Disposiciones también guerreras, a las cuales asociaba su
singular optimismo, eran dictadas igualmente por el general
Ramón F. Iturbe, comandante militar del Constitucionalismo en suelo sinaloense.
Iturbe, no obstante los titubeos, ambigüedades e irresoluciones del gobernador de Sinaloa, Felipe Riveros y de la pérdida de
lo más granado de los revolucionarios sinaloenses, que estando a
las órdenes del general Juan Dozal, abandonaron a éste y se
unieron a las fuerzas del general villista Rafael Buelna, quien
con su juventud y sus arrestos guerreros fácilmente atraía y convencía a los hombres y se hacía seguir por la juventud rústica oriunda de Sinaloa; Iturbe, se dice, no obstante todas las contrariedades y pérdidas que sufrió al final de 1914, no se detuvo para emprender la organización de una columna
expedicionaria que debería marchar hacia el sur del estado de
Sonora, con el objeto de evitar que el Constitucionalismo sinaloense quedase entre dos fuegos; columna que Iturbe puso bajo las órdenes del general Angel Flores.
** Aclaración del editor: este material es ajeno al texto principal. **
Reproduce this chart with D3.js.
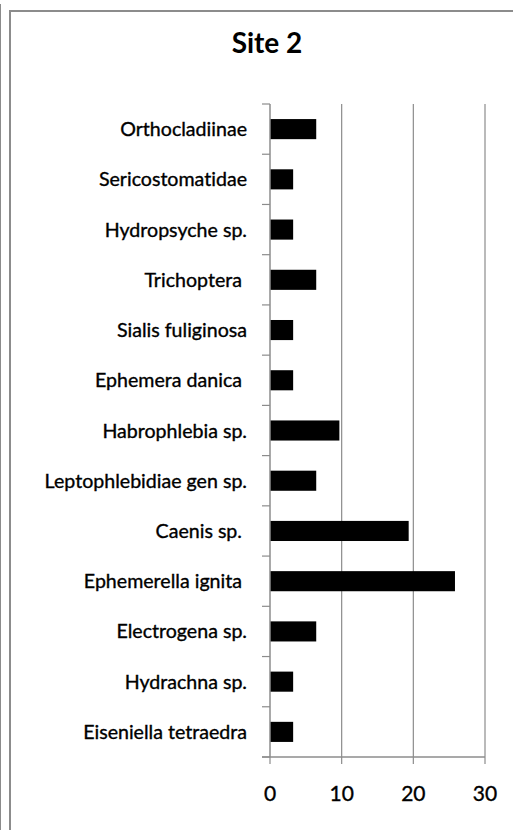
<!DOCTYPE html>
<html><head><meta charset="utf-8">
<script src="https://cdn.jsdelivr.net/npm/d3@7"></script>
<style>html,body{margin:0;padding:0;background:#fff;overflow:hidden} text{font-variant-ligatures:none;font-feature-settings:"liga" 0}</style>
</head><body>
<svg id="chart" width="513" height="830"></svg>
<script>
const title = "Site 2";
const categories = ["Orthocladiinae","Sericostomatidae","Hydropsyche sp.","Trichoptera ","Sialis fuliginosa","Ephemera danica ","Habrophlebia sp.","Leptophlebidiae gen sp.","Caenis sp. ","Ephemerella ignita ","Electrogena sp.","Hydrachna sp.","Eiseniella tetraedra"];
const values = [6.45,3.23,3.23,6.45,3.23,3.23,9.68,6.45,19.35,25.81,6.45,3.23,3.23];
const xTicks = [0,10,20,30];

const svg = d3.select("#chart");
const font = "Lato, 'Open Sans', sans-serif";
const grey = "#8c8c8c";

// frame
svg.append("line").attr("x1",0.5).attr("x2",0.5).attr("y1",4).attr("y2",830).attr("stroke",grey).attr("stroke-width",1);
svg.append("rect").attr("x",10).attr("y",11).attr("width",520).attr("height",840)
  .attr("fill","#fff").attr("stroke",grey).attr("stroke-width",2);

const x = d3.scaleLinear().domain([0,30]).range([270,485]);
const y = d3.scaleBand().domain(categories).range([104,757]).paddingInner(0.6).paddingOuter(0.3);

// gridlines
svg.append("g").selectAll("line").data(xTicks.slice(1)).join("line")
  .attr("x1",d=>x(d)).attr("x2",d=>x(d)).attr("y1",104).attr("y2",757)
  .attr("stroke",grey).attr("stroke-width",1.2);

// bars
svg.append("g").selectAll("rect").data(values).join("rect")
  .attr("x",x(0)).attr("y",(d,i)=>y(categories[i]))
  .attr("width",d=>x(d)-x(0)).attr("height",y.bandwidth())
  .attr("fill","#000");

// y axis line and ticks at band boundaries
svg.append("line").attr("x1",x(0)).attr("x2",x(0)).attr("y1",104).attr("y2",757).attr("stroke",grey).attr("stroke-width",1.5);
const bounds = d3.range(categories.length+1).map(i=>104 + i*y.step());
svg.append("g").selectAll("line").data(bounds).join("line")
  .attr("x1",262).attr("x2",x(0)).attr("y1",d=>d).attr("y2",d=>d)
  .attr("stroke",grey).attr("stroke-width",1.2);

// x axis
svg.append("line").attr("x1",262).attr("x2",x(30)).attr("y1",757).attr("y2",757).attr("stroke",grey).attr("stroke-width",1.5);
svg.append("g").selectAll("line").data(xTicks).join("line")
  .attr("x1",d=>x(d)).attr("x2",d=>x(d)).attr("y1",757).attr("y2",764)
  .attr("stroke",grey).attr("stroke-width",1.2);
svg.append("g").selectAll("text").data(xTicks).join("text")
  .attr("x",d=>x(d)).attr("y",801).attr("text-anchor","middle")
  .attr("font-family",font).attr("font-size",21).attr("fill","#000")
  .attr("stroke","#000").attr("stroke-width",0.35).text(d=>d);

// category labels
svg.append("g").selectAll("text").data(categories).join("text")
  .attr("x",247).attr("y",d=>y(d)+y.bandwidth()/2).attr("dy","0.36em")
  .attr("text-anchor","end").attr("font-family",font).attr("font-size",19.6)
  .style("white-space","pre").attr("fill","#000")
  .attr("stroke","#000").attr("stroke-width",0.35).text(d=>d);

// title
svg.append("text").attr("x",267).attr("y",53).attr("text-anchor","middle")
  .attr("font-family",font).attr("font-size",28).attr("font-weight","bold").attr("fill","#000").text(title);
</script>
</body></html>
La misión guerrera de Flores, aparte de ser muy arriesgada
entrañaba una gran importancia, pues si de un lado era con el
objeto de preservar al estado de Sinaloa de cualquier movimiento
del villismo sonorense hacia el sur; de otro lado, intentaba
servir a las fuerzas carrancistas del general Plutarco Flías Calles,
estableciendo un nuevo frente en Sonora capaz de distraer a las
huestes del gobernador José María Maytorena, que estaban
cargadas sobre las defensas de Calles en el norte de Sonora.
Débil de todas maneras, tanto en Jalisco como en Sinaloa,
en Veracruz y Puebla, era el carrancismo que se adelantaba,
valiente y desafiante a luchar contra el villismo, que representaba
el poder guerrero más combatiente, mejor organizado y
pertrechado, de los que existían en la República.